Start of RECORDED DATA

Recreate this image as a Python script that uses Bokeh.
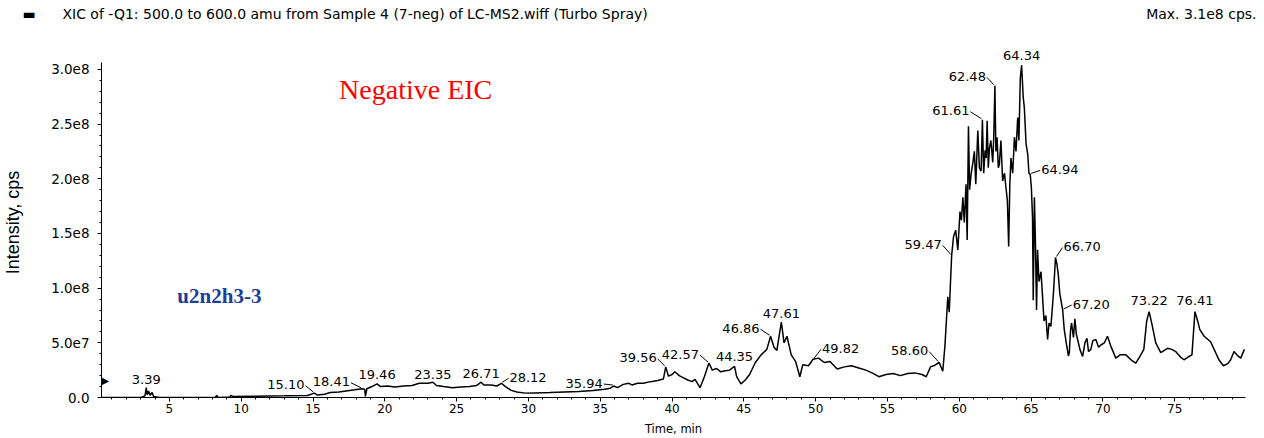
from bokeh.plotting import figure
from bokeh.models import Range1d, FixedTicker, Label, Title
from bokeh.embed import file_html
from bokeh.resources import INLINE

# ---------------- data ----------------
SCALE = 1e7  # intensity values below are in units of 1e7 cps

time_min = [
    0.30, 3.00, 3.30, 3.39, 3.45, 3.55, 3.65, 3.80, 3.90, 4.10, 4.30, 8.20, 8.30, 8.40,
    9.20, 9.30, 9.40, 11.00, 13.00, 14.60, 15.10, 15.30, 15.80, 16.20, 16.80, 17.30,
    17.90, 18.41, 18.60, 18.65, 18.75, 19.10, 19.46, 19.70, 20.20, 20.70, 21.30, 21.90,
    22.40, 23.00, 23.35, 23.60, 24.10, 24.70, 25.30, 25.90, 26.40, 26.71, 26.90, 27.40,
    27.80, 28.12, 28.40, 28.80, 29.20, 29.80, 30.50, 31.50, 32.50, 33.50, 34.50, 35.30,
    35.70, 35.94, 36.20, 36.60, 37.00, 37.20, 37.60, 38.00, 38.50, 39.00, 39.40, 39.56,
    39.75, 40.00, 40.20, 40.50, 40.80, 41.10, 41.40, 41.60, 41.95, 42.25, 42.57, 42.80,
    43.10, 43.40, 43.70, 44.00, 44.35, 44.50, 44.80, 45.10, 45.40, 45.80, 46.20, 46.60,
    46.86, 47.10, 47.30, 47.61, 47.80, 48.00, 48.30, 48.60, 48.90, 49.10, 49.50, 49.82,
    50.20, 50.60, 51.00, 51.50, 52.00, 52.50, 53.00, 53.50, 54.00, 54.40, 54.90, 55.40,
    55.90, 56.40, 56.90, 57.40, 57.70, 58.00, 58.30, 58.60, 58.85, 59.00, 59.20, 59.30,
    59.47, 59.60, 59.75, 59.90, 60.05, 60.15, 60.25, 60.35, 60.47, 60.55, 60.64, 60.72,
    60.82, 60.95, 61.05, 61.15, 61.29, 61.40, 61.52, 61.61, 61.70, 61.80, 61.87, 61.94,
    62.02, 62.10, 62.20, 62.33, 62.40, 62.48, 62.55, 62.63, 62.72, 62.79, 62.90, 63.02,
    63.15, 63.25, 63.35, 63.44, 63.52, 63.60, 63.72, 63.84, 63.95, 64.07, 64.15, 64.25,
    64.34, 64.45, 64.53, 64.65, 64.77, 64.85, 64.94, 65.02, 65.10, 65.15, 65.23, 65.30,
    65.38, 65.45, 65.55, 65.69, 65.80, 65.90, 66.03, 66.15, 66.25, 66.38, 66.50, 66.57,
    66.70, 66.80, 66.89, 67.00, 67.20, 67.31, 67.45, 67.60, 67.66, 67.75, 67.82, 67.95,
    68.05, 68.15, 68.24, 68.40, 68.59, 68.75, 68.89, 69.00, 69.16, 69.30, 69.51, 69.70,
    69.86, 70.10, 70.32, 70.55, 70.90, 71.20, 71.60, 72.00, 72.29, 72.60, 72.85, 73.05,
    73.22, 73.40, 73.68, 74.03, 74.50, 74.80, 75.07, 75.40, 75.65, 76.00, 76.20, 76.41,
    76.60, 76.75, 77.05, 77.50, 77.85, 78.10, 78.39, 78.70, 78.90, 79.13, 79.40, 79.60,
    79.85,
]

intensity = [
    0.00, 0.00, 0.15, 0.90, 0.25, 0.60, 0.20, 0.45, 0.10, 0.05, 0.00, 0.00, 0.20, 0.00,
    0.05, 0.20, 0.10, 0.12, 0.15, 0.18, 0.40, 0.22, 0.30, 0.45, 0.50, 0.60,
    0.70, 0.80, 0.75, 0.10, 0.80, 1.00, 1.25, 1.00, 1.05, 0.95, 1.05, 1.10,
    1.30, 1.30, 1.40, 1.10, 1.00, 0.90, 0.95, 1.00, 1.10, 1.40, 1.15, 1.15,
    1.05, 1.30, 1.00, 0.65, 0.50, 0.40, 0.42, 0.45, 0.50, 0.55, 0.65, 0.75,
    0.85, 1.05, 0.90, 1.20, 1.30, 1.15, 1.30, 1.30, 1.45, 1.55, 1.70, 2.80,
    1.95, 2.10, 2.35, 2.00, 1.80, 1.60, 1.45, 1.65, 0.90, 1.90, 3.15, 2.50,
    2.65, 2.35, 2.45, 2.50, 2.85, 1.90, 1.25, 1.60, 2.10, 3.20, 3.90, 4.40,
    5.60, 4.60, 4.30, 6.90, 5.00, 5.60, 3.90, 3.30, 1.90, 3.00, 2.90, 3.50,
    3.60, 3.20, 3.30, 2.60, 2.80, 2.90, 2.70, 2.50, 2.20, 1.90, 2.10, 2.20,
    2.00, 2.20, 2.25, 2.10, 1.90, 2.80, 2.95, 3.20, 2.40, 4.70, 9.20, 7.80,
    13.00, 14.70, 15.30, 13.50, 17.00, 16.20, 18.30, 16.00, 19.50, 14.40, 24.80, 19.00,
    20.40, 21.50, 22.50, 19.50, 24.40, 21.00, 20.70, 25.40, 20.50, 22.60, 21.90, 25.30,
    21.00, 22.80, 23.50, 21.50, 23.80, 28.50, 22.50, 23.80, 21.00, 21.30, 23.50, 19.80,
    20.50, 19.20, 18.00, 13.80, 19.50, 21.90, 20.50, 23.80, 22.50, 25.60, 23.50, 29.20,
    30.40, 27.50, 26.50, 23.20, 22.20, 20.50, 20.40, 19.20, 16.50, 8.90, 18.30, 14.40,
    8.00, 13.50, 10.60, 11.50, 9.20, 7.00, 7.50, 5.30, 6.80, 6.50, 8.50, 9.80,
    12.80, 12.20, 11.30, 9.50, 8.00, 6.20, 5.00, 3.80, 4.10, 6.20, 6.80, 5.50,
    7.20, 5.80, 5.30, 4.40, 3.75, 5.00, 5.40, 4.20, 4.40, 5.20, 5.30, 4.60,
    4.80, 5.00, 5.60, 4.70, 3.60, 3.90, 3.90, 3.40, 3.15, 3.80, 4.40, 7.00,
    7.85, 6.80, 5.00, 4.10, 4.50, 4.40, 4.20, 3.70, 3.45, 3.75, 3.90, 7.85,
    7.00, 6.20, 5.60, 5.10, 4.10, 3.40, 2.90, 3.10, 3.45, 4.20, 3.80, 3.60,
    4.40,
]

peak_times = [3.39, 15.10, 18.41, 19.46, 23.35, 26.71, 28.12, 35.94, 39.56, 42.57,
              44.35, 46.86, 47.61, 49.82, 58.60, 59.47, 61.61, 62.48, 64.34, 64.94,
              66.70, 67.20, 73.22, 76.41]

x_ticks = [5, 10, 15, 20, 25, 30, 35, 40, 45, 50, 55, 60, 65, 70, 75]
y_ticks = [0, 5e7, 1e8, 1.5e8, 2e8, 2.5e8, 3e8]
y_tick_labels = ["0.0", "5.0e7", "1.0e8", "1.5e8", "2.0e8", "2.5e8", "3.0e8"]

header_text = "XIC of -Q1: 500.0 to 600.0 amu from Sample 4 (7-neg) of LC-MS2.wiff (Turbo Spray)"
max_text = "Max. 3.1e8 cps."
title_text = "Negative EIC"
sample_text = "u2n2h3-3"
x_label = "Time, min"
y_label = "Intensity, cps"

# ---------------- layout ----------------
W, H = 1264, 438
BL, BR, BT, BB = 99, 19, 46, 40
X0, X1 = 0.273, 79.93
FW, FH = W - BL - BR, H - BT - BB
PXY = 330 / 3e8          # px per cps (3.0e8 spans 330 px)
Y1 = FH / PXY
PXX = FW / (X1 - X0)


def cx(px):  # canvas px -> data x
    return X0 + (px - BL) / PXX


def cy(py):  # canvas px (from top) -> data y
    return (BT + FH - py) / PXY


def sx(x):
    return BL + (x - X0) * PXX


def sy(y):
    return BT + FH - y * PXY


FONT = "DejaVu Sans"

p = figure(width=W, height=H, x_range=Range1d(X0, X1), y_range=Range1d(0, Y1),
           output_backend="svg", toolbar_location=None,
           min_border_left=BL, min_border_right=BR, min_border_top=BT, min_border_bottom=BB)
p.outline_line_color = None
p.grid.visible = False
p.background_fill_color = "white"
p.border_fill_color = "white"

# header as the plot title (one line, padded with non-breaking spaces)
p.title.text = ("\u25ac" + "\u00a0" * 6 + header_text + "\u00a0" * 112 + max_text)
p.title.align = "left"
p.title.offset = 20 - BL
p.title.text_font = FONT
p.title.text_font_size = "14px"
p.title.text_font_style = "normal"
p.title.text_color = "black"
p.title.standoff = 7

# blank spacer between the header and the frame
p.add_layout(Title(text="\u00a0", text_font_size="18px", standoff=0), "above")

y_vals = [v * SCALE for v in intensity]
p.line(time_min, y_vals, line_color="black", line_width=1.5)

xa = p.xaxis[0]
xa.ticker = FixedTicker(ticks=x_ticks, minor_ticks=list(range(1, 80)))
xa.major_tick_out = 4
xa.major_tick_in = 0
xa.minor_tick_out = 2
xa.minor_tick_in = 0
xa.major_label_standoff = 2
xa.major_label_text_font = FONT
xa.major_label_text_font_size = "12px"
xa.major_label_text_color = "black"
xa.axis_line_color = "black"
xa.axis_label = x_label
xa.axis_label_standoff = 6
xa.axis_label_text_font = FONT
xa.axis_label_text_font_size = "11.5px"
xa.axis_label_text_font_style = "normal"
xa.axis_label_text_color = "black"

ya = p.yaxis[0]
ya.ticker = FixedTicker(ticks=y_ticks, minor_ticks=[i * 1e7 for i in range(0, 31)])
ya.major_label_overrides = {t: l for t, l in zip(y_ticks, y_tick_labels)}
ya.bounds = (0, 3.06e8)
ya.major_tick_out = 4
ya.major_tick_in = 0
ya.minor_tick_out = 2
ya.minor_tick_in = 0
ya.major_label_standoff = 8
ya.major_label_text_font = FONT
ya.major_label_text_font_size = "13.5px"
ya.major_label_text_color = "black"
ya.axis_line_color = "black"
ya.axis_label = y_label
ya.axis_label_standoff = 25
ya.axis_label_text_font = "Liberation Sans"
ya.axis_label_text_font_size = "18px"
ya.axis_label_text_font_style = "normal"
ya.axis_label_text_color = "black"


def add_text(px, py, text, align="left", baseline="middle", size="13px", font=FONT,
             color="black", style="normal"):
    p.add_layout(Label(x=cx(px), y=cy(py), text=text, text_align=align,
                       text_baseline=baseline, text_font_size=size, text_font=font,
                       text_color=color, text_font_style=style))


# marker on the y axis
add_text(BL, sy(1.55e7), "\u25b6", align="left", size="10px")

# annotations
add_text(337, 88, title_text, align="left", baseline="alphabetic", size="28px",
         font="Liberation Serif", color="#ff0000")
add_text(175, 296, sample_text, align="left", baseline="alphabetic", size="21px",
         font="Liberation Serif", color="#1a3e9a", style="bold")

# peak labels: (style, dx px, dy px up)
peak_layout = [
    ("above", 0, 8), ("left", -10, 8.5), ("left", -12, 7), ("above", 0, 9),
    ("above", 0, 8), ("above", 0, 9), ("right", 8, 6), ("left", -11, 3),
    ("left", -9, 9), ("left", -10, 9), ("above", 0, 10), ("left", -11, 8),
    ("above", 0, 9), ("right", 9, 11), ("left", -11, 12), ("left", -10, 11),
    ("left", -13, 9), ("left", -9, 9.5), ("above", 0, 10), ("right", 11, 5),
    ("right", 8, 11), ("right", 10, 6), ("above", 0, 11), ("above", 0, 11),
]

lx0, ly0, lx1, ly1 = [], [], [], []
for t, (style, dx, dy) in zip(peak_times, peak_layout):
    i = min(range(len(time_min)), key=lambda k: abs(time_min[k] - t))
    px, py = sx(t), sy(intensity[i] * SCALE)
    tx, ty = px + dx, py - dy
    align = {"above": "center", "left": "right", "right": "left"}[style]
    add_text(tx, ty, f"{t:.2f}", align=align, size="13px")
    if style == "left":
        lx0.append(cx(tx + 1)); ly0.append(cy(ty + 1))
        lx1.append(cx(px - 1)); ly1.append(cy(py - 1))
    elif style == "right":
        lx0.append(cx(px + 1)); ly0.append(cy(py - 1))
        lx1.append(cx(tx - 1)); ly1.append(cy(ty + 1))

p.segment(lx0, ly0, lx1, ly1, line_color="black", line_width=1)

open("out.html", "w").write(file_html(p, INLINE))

End of RECORDED DATA

*DIRECTIONS FOR THIS TASK*. Print the data above verbatim from the first line through the line holding "from bokeh.resources import INLINE", leaving every picture out.

*EXERCISE ANSWER*.
Recreate this image as a Python script that uses Bokeh.
from bokeh.plotting import figure
from bokeh.models import Range1d, FixedTicker, Label, Title
from bokeh.embed import file_html
from bokeh.resources import INLINE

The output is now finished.